La notion de croyance n’est pas aussi transparente et homogène qu’il semble à première vue. En effet, l’opposition usuelle entre « croire » et « savoir » explique que nous associons souvent la notion de croyance à des formes de convictions jugées douteuses ou invérifiables, telles que les croyances religieuses ou les croyances complotistes. Mais il existe aussi des croyances ordinaires, moins problématiques. Je crois qu’il y a de la bière dans mon réfrigérateur ou que les horaires du cinéma sont fiables. Plus discrètes et moins problématiques que d’autres formes de croyances, ces croyances ordinaires n’en jouent pas moins un rapport structurant dans notre rapport à la réalité, au point que la démarcation entre croire et savoir devient floue : dans bien des cas, ce que je sais ne repose-t-il pas sur la croyance en ce que l’on m’a dit ?

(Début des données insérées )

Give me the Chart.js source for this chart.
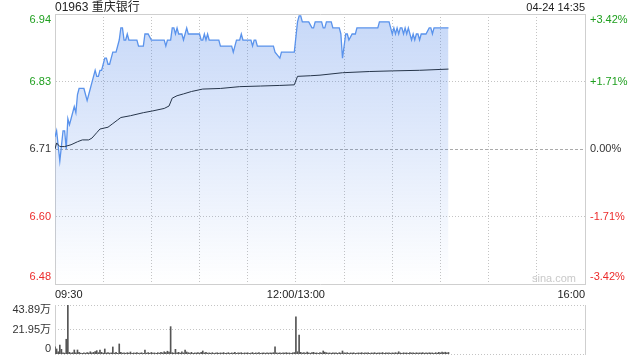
<!DOCTYPE html>
<html><head><meta charset="utf-8">
<script src="https://cdn.jsdelivr.net/npm/chart.js@4/dist/chart.umd.min.js"></script>
<style>
html,body{margin:0;padding:0;background:#fff;}
#wrap{position:relative;width:640px;height:360px;overflow:hidden;font-family:"Liberation Sans",Arial,"Noto Sans CJK SC",sans-serif;}
canvas{position:absolute;left:0;}
#main{top:0;}
#vol{top:300px;}
.txt{position:absolute;white-space:nowrap;color:#222;}
#title{left:55px;top:0;font-size:12px;line-height:15px;}
#date{right:55px;top:0;font-size:11px;line-height:15px;}
#mark{left:532px;top:272px;font-size:11px;line-height:13px;color:#c9c9c9;}
</style></head><body>
<div id="wrap">
<canvas id="main" width="640" height="300"></canvas>
<canvas id="vol" width="640" height="60"></canvas>
<div class="txt" id="title">01963 重庆银行</div>
<div class="txt" id="date">04-24 14:35</div>
<div class="txt" id="mark">sina.com</div>
</div>
<script>
// ---- data (minutes since 09:30, lunch break removed) ----
const priceTimes = [
  0,1,3,5,6,7,8,9,10,12,
  13,14,15,18,19,20,21,22,23,24,
  25,26,27,28,29,30,31,32,33,34,
  35,36,38,40,41,42,43,44,45,46,
  51,52,55,56,58,60,68,69,70,72,
  73,74,75,76,77,79,80,81,82,83,
  90,91,92,93,94,95,96,102,103,110,
  111,113,115,116,117,122,123,124,125,126,
  136,137,140,141,149,151,152,153,154,158,
  160,161,162,166,167,168,169,172,173,177,
  178,179,180,181,182,183,185,187,188,201,
  202,208,210,211,212,213,214,215,216,217,
  218,219,220,221,222,223,224,225,226,227,
  228,229,231,233,234,235,236,245
];
const prices = [
  6.73,6.74,6.69,6.74,6.74,6.71,6.76,6.75,6.76,6.78,
  6.77,6.80,6.81,6.81,6.80,6.79,6.80,6.81,6.82,6.83,
  6.84,6.83,6.83,6.84,6.84,6.85,6.86,6.86,6.85,6.85,
  6.86,6.87,6.87,6.89,6.91,6.91,6.89,6.89,6.90,6.89,
  6.89,6.88,6.88,6.90,6.90,6.89,6.89,6.88,6.89,6.89,
  6.91,6.91,6.90,6.91,6.90,6.90,6.89,6.90,6.91,6.90,
  6.90,6.89,6.89,6.90,6.89,6.90,6.89,6.89,6.88,6.88,
  6.87,6.89,6.89,6.90,6.89,6.89,6.88,6.89,6.89,6.88,
  6.88,6.87,6.86,6.87,6.87,6.92,6.93,6.93,6.92,6.92,
  6.91,6.91,6.92,6.92,6.91,6.91,6.92,6.92,6.91,6.91,
  6.90,6.86,6.88,6.90,6.90,6.89,6.90,6.90,6.91,6.91,
  6.92,6.92,6.90,6.91,6.90,6.91,6.90,6.91,6.91,6.90,
  6.91,6.90,6.91,6.90,6.89,6.90,6.89,6.90,6.90,6.89,
  6.90,6.90,6.90,6.91,6.91,6.90,6.91,6.91
];
const avgTimes = [0,1,3,6,10,14,17,21,23,26,28,33,36,39,41,47,55,61,68,71,73,76,80,85,92,103,115,128,140,149,151,159,165,179,196,210,227,245];
const avgPrices = [6.710,6.720,6.714,6.714,6.717,6.722,6.725,6.725,6.728,6.737,6.743,6.746,6.752,6.758,6.762,6.765,6.770,6.773,6.777,6.781,6.794,6.798,6.801,6.805,6.809,6.810,6.813,6.814,6.815,6.816,6.830,6.831,6.832,6.836,6.838,6.839,6.840,6.842];
// volume per minute, in 万
const volumes = [
  6.5,4.5,2.0,8.0,4.2,1.0,0.8,13.2,43.89,1.5,
  0.8,1.2,3.6,1.0,3.6,1.5,0.8,0.6,1.0,0.7,
  1.2,0.9,2.0,1.0,1.5,2.2,3.0,1.2,3.6,1.5,
  0.8,4.5,0.9,1.2,0.8,1.0,6.3,0.8,1.5,0.6,
  9.0,1.5,0.8,1.0,0.7,1.2,0.9,1.8,0.6,1.0,
  0.8,1.3,0.7,0.9,1.1,0.6,3.6,0.8,1.2,0.7,
  1.4,0.9,1.0,0.6,1.2,0.8,1.5,1.0,2.0,1.3,
  2.5,1.8,24.5,1.2,0.9,4.2,1.0,1.5,0.8,2.0,
  1.0,3.6,1.8,1.2,0.8,1.5,0.7,1.0,0.9,1.3,
  0.8,1.5,2.7,1.0,1.6,0.8,1.0,0.7,1.2,0.6,
  0.9,1.1,0.7,1.0,0.8,1.3,0.6,0.9,1.2,0.7,
  1.0,0.8,1.4,0.6,1.0,0.9,1.2,0.7,1.0,0.8,
  1.1,0.6,0.9,1.3,0.7,1.0,0.8,1.2,0.6,0.9,
  1.0,0.7,1.1,0.8,1.0,0.9,1.2,6.5,1.0,0.8,
  1.1,0.7,1.0,0.9,1.2,0.8,1.0,0.7,1.1,1.3,
  33.4,2.0,17.0,1.5,0.9,1.2,0.8,1.8,1.0,0.7,
  1.2,1.5,0.8,1.0,0.6,1.3,0.9,2.7,1.6,1.2,
  0.8,1.0,0.7,1.1,0.9,1.0,0.6,1.2,0.8,2.7,
  1.0,0.9,1.2,0.7,1.0,0.8,1.1,0.6,0.9,1.0,
  0.8,1.2,0.7,1.0,0.9,1.1,0.6,1.0,0.8,1.2,
  0.7,0.9,1.0,0.8,1.3,0.6,1.0,0.9,1.1,0.7,
  1.0,0.8,1.2,0.9,2.0,1.0,0.7,1.1,0.8,1.0,
  0.6,1.2,0.9,1.0,0.7,1.1,0.8,1.0,0.9,1.2,
  0.7,1.0,0.8,1.1,0.9,1.0,0.6,1.2,0.8,1.5,
  1.0,1.8,1.2,1.6,1.0,1.4
];
const xTickMinutes = [0,150,330];
const xTickLabels = ['09:30','12:00/13:00','16:00'];
const priceTickLabels = ['6.94','6.83','6.71','6.60','6.48'];      // top -> bottom
const pctTickLabels = ['+3.42%','+1.71%','0.00%','-1.71%','-3.42%']; // top -> bottom
const volTickLabels = ['43.89万','21.95万','0'];                     // top -> bottom
const prevClose = 6.71;
const priceMin = 6.487, priceMax = 6.933;
const volMax = 43.89;

// ---- styling ----
const FONT = "'Liberation Sans', Arial, 'Noto Sans CJK SC', sans-serif";
Chart.defaults.font.family = FONT;
Chart.defaults.font.size = 11;
Chart.defaults.color = '#333';
const GREEN = '#1e9f1e', RED = '#ec2b2b', DARK = '#333333';
const tickColors = [GREEN, GREEN, DARK, RED, RED]; // top -> bottom
const GRID = '#c4c4c4', BORDER = '#cfcfcf', NONE = 'rgba(0,0,0,0)';

function labelTicks(scale, insetTop, insetBottom) {
  const r = scale.max - scale.min;
  scale.ticks = [insetBottom, 0.25, 0.5, 0.75, 1 - insetTop].map(f => ({ value: scale.min + f * r }));
}
const mainTicks = s => labelTicks(s, 6 / 270, 7 / 270);
const noPad = s => { s.paddingTop = 0; s.paddingBottom = 0; };

const fillGradient = (c) => {
  const ch = c.chart, a = ch.chartArea;
  if (!a) return 'rgba(60,120,230,0.2)';
  const g = ch.ctx.createLinearGradient(0, a.top, 0, a.bottom);
  g.addColorStop(0, 'rgba(60,120,230,0.29)');
  g.addColorStop(1, 'rgba(60,120,230,0.0)');
  return g;
};

new Chart(document.getElementById('main'), {
  type: 'line',
  data: {
    datasets: [
      { label: 'avg', xAxisID: 'x', yAxisID: 'y',
        data: avgTimes.map((t, i) => ({ x: t, y: avgPrices[i] })),
        borderColor: '#26354a', borderWidth: 1, pointRadius: 0, fill: false, tension: 0 },
      { label: 'price', xAxisID: 'x', yAxisID: 'y',
        data: priceTimes.map((t, i) => ({ x: t, y: prices[i] })),
        borderColor: '#5a93ec', borderWidth: 1.3, pointRadius: 0, fill: 'start',
        backgroundColor: fillGradient, tension: 0 }
    ]
  },
  options: {
    responsive: false, animation: false, devicePixelRatio: 1,
    layout: { padding: { top: 14, left: 0, right: 0, bottom: 0 } },
    plugins: { legend: { display: false }, tooltip: { enabled: false } },
    scales: {
      x: {
        type: 'linear', position: 'bottom', min: 0, max: 330,
        ticks: {
          stepSize: 30, autoSkip: false, maxRotation: 0, align: 'inner', padding: 4, color: '#222',
          callback: (v) => { const k = xTickMinutes.indexOf(v); return k >= 0 ? xTickLabels[k] : ''; }
        },
        grid: { color: (c) => (c.index === 0 || c.index === 11) ? NONE : GRID, drawTicks: false, lineWidth: 1 },
        border: { display: true, color: BORDER, dash: [1, 2] },
        afterFit: (s) => { s.height = 16; }
      },
      xTop: {
        type: 'linear', position: 'top', min: 0, max: 330,
        ticks: { display: false }, grid: { display: false, drawTicks: false },
        border: { display: true, color: BORDER },
        afterFit: (s) => { s.height = 0; }
      },
      y: {
        type: 'linear', position: 'left', min: priceMin, max: priceMax,
        afterBuildTicks: mainTicks,
        ticks: {
          padding: 4,
          callback: (v, i) => priceTickLabels[4 - i],
          color: (c) => tickColors[4 - c.index]
        },
        grid: { color: (c) => (c.index === 1 || c.index === 3) ? GRID : NONE, drawTicks: false },
        border: { display: true, color: BORDER, dash: [1, 2] },
        afterFit: (s) => { s.width = 55; noPad(s); }
      },
      yPct: {
        type: 'linear', position: 'right', min: priceMin, max: priceMax,
        afterBuildTicks: mainTicks,
        ticks: {
          padding: 5,
          callback: (v, i) => pctTickLabels[4 - i],
          color: (c) => tickColors[4 - c.index]
        },
        grid: { color: (c) => (c.index === 2) ? '#aaaaaa' : NONE, drawTicks: false },
        border: { display: true, color: BORDER, dash: [3, 2] },
        afterFit: (s) => { s.width = 55; noPad(s); }
      }
    }
  }
});

new Chart(document.getElementById('vol'), {
  type: 'bar',
  data: {
    datasets: [{
      xAxisID: 'x', yAxisID: 'y',
      data: volumes.map((v, i) => ({ x: i, y: v })),
      backgroundColor: '#555555', borderWidth: 0, barThickness: 1
    }]
  },
  options: {
    responsive: false, animation: false, devicePixelRatio: 1,
    layout: { padding: { top: 5, bottom: 6, left: 0, right: 0 } },
    plugins: { legend: { display: false }, tooltip: { enabled: false } },
    scales: {
      x: { type: 'linear', min: 0, max: 330, display: false, offset: false, grid: { offset: false } },
      y: {
        type: 'linear', position: 'left', min: 0, max: volMax,
        afterBuildTicks: (s) => { s.ticks = [5 / 49, 0.5, 1 - 5 / 49].map(f => ({ value: f * volMax })); },
        ticks: { padding: 4, color: DARK, callback: (v, i) => volTickLabels[2 - i] },
        grid: { display: false, drawTicks: false },
        border: { display: true, color: BORDER },
        afterFit: (s) => { s.width = 55; noPad(s); }
      },
      y2: {
        type: 'linear', position: 'right', min: 0, max: volMax,
        afterBuildTicks: (s) => { s.ticks = [0, 0.5, 1].map(f => ({ value: f * volMax })); },
        ticks: { display: false },
        grid: { color: GRID, drawTicks: false },
        border: { display: true, color: BORDER, dash: [1, 2] },
        afterFit: (s) => { s.width = 55; noPad(s); }
      }
    }
  }
});
</script>
</body></html>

Ensuite, ne faut-il pas distinguer des croyances involontaires et des croyances volontaires ? Des croyances qui se forment en nous et des croyances que l’on forme ou que l’on développe ? Mais l’idée de « croyance volontaire » ne va pas de soi : est-on libre de croire ce qu’on veut ? Peut-on croire ce que l’on sait être faux ? Toutefois, n’existe-t-il pas des formes d’auto-persuasion, de confiance, d’espoir qui semblent relever de la croyance. La foi religieuse elle-même n’est-elle pas une forme de croyance volontaire, un « pari », pour reprendre les termes de Pascal ?
Enfin, il y a ces cas si particuliers de croyances partielles, où l’on croit sans croire. Quand je regarde un film, je sais bien que le meurtre qui a lieu sur l’écran n’est pas un vrai meurtre ; toutefois, j’y crois assez pour être ému, effrayé. Les enfants qui font comme si le canapé était un bateau savent qu’il n’en est rien, mais ils y croient assez pour pouvoir vivre leurs aventures.
Bref, il existe de nombreuses formes de croyances, et l’on peut d’ailleurs, dans bien des cas, se demander dans quelle mesure l’on croit à ce que l’on dit croire ou à ce à quoi l’on essaie de se faire croire.